▶ _Directive_
Collect every line of the records below that contains the word "this".

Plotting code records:
_ _ _

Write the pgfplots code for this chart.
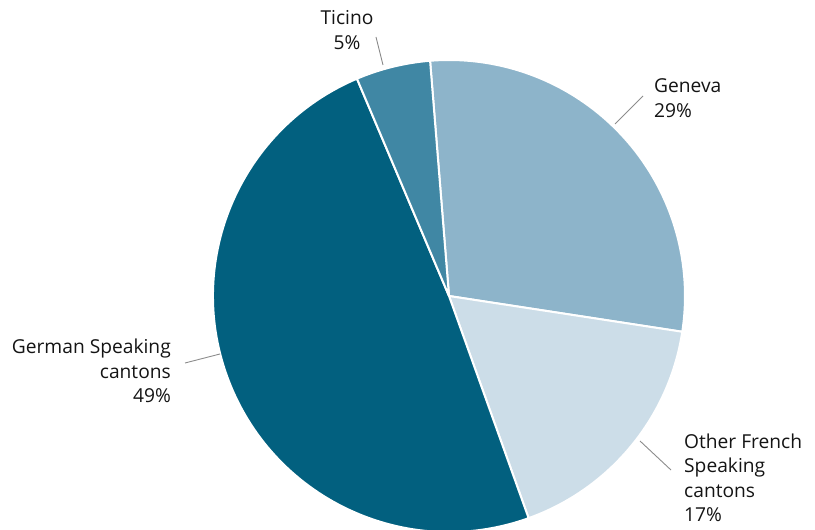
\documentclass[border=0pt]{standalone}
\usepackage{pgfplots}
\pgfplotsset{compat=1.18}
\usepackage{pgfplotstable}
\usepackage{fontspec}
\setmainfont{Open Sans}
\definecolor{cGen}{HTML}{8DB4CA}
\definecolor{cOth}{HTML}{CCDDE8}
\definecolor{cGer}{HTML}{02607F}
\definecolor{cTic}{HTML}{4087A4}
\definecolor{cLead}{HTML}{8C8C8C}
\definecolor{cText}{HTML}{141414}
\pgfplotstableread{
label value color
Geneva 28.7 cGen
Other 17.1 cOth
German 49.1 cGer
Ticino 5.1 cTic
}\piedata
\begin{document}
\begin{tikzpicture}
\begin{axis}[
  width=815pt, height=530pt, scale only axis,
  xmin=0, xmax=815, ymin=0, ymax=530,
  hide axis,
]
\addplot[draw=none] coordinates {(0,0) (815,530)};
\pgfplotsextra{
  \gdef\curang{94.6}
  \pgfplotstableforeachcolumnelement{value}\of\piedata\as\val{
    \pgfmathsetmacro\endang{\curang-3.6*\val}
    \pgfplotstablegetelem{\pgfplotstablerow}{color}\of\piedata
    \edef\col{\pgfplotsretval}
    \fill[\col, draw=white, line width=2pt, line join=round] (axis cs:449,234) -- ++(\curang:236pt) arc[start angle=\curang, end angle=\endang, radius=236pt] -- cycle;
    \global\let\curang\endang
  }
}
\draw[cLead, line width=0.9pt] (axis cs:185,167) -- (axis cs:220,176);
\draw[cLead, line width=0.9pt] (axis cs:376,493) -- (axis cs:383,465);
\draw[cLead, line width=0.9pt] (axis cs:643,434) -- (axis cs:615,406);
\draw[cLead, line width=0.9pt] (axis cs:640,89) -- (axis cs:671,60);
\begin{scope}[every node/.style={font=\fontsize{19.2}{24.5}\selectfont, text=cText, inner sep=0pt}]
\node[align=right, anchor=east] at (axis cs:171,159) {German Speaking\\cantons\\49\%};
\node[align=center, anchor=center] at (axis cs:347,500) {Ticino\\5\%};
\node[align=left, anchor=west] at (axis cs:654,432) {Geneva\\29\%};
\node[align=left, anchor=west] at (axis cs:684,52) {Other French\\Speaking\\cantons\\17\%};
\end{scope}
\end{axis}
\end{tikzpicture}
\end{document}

_ _ _

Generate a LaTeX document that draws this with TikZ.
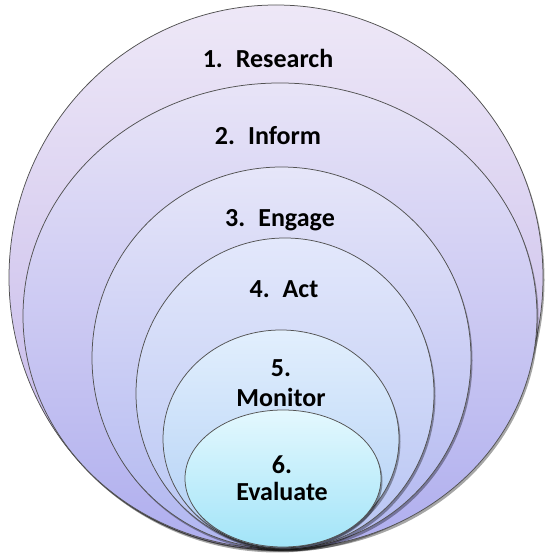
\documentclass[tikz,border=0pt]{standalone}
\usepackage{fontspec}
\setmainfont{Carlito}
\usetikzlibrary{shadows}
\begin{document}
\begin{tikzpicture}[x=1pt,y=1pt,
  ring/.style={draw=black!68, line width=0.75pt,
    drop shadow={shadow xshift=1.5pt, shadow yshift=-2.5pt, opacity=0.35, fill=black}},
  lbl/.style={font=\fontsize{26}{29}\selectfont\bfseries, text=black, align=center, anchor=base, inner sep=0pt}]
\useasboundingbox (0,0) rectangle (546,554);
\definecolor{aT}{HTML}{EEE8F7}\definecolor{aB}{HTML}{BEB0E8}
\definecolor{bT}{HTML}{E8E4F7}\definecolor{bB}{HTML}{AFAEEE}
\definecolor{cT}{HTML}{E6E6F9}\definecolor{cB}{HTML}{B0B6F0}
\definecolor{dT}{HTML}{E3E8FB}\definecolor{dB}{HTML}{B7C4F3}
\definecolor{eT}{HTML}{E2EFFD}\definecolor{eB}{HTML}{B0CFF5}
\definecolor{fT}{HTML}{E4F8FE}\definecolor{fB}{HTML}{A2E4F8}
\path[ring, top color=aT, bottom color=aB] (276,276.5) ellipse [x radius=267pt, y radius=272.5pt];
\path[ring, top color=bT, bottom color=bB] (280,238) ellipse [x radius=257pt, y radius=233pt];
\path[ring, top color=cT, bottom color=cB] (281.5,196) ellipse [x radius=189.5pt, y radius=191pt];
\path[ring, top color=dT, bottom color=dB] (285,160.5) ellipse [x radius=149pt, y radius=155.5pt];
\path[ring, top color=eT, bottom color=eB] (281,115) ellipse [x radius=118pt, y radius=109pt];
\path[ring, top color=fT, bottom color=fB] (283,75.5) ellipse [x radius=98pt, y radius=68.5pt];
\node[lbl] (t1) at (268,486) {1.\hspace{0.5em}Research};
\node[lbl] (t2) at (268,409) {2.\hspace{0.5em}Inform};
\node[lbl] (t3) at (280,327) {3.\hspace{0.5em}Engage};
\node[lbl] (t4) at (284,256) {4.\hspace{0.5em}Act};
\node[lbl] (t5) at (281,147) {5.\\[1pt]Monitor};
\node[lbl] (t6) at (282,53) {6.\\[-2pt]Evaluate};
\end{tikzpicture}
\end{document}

_ _ _

▶ _Response to the task_
Write the pgfplots code for this chart.
Generate a LaTeX document that draws this with TikZ.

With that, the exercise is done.